[Start]

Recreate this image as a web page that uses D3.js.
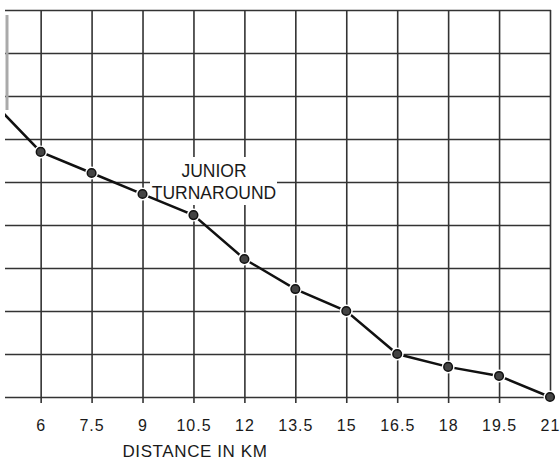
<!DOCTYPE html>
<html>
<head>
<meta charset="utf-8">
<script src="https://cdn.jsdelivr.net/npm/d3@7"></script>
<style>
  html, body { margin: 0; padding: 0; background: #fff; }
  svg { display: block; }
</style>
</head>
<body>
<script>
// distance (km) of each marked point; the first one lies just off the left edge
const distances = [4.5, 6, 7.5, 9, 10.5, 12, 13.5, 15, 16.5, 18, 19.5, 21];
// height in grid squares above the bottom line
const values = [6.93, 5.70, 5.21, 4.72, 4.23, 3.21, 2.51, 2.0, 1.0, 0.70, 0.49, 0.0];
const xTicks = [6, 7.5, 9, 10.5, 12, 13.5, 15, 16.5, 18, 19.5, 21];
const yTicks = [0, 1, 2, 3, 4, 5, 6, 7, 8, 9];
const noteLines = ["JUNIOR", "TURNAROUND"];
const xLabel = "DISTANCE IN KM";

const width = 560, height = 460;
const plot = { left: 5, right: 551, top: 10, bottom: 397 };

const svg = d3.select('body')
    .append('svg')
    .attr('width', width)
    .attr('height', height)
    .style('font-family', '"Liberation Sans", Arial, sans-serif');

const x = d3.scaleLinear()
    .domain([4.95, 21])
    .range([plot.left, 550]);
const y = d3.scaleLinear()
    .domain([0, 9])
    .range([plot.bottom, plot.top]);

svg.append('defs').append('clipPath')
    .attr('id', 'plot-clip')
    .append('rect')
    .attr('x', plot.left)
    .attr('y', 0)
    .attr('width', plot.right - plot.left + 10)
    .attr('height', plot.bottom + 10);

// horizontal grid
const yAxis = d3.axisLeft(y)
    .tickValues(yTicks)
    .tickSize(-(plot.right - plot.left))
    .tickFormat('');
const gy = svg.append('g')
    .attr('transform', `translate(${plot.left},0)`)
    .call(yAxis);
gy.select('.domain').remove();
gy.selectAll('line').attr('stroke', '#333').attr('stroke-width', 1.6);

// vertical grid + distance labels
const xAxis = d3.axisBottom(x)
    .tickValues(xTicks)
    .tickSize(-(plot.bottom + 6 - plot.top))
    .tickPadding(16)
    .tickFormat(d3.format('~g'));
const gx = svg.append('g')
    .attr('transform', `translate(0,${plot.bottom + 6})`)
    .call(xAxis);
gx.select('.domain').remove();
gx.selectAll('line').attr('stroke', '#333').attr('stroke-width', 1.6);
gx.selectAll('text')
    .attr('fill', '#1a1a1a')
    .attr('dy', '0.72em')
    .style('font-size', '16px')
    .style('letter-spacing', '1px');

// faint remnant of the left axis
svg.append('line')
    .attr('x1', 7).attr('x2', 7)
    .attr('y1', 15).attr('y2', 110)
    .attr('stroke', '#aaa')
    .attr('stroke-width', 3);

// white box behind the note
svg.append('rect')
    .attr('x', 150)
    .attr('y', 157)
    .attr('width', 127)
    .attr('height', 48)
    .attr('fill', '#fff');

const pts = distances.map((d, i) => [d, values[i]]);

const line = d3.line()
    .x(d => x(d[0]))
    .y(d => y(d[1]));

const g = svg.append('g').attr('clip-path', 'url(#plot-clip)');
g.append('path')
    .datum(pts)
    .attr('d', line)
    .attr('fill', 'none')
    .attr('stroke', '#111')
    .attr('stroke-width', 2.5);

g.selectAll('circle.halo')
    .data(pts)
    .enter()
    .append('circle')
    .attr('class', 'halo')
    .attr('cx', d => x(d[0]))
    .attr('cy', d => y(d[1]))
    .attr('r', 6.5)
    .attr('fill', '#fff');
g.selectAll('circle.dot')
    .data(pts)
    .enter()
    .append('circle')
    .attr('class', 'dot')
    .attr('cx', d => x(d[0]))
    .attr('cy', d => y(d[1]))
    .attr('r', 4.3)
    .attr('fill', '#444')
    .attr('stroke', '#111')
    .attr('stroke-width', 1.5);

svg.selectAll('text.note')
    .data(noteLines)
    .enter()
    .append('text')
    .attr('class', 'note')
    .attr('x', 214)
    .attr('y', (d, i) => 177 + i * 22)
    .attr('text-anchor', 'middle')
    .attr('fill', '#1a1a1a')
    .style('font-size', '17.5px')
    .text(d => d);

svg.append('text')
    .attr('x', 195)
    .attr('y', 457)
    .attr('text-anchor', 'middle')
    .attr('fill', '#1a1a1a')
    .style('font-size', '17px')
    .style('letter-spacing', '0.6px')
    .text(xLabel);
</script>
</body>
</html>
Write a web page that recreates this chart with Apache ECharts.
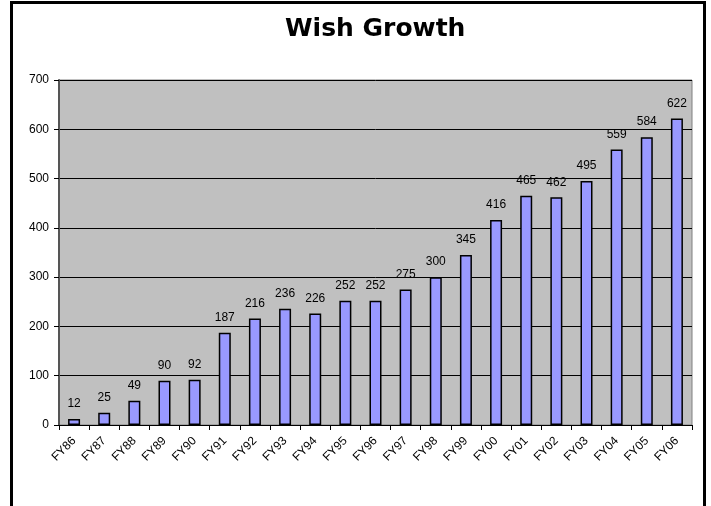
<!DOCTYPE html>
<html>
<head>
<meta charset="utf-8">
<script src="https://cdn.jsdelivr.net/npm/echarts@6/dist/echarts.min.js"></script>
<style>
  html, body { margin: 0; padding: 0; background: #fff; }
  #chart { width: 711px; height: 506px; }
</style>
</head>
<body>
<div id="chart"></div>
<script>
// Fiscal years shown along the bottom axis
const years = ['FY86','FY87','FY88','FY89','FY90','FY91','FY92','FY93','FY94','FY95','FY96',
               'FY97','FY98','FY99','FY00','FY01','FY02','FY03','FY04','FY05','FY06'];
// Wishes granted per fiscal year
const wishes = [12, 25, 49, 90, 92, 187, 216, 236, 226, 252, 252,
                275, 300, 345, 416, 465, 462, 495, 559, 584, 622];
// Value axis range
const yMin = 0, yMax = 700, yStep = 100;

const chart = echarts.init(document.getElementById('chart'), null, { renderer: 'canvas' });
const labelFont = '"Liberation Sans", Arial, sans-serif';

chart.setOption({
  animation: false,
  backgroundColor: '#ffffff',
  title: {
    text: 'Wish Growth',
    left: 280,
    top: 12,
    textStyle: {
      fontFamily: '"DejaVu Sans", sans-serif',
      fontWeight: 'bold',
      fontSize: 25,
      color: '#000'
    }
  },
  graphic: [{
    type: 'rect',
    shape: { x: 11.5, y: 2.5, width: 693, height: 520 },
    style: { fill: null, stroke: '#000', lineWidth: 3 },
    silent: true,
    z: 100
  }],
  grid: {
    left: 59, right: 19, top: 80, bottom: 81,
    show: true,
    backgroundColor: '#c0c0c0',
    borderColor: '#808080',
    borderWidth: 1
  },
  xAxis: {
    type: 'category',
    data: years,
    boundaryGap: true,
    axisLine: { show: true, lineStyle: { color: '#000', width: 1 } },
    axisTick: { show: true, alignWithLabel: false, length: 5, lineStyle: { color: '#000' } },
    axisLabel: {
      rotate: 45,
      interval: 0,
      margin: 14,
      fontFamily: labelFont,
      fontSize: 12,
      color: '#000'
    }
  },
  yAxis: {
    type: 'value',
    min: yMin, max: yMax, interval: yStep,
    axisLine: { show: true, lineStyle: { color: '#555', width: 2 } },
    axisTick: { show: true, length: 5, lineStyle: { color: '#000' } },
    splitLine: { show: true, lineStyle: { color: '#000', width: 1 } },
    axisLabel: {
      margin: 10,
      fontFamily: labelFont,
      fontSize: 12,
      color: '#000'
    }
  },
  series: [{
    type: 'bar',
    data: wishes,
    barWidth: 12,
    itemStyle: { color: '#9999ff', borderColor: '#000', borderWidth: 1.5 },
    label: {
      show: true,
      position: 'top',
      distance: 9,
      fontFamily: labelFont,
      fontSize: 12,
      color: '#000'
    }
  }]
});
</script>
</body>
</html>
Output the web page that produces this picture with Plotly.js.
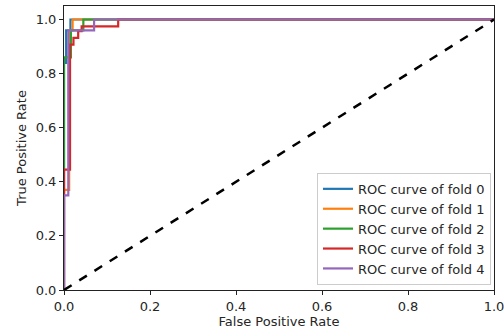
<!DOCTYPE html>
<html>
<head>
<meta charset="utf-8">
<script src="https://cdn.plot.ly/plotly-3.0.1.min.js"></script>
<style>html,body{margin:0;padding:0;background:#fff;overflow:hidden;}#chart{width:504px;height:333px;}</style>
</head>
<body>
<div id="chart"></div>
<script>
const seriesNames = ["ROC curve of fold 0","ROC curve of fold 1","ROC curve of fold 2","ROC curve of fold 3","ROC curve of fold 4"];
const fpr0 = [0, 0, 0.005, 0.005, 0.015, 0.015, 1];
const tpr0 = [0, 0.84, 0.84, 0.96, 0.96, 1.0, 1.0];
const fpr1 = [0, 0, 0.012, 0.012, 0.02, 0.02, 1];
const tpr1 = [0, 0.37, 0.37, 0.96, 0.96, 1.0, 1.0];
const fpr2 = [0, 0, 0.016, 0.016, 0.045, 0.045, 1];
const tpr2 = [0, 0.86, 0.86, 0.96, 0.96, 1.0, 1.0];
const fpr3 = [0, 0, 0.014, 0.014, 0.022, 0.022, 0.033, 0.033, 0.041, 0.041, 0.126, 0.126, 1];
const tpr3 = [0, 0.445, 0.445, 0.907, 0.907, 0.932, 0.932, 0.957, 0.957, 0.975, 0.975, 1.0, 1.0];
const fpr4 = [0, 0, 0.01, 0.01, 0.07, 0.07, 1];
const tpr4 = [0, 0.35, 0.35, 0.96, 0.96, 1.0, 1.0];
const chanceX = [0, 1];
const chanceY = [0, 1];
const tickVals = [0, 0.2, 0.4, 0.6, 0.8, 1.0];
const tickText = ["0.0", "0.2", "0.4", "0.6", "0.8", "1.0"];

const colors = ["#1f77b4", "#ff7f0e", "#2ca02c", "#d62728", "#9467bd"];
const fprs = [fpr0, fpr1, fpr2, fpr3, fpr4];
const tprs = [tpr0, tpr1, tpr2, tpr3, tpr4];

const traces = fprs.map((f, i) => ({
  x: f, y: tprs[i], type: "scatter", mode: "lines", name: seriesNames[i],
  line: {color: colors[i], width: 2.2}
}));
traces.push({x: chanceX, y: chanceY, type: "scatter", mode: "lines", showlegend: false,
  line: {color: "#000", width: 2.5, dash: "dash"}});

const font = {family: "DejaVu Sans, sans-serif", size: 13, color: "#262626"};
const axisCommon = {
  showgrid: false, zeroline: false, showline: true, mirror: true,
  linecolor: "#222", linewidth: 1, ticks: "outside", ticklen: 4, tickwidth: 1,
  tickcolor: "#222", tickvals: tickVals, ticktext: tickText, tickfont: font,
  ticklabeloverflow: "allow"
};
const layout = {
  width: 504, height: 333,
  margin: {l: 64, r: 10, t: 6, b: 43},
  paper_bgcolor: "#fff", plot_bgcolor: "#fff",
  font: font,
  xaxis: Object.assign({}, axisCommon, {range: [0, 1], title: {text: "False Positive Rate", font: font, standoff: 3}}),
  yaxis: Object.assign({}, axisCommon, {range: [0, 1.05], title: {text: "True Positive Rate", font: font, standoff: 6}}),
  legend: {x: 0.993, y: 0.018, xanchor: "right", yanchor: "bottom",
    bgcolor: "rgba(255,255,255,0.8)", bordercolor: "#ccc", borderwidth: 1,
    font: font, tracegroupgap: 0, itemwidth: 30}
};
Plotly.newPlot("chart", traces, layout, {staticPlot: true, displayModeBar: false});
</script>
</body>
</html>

[End]

* **What the exercise asks**
Filter the entries and copy out every line with the word "that".

* **Solution to this task**
Recreate this image as a web page that uses D3.js.
Write a web page that recreates this chart with Apache ECharts.
Output the web page that produces this picture with Plotly.js.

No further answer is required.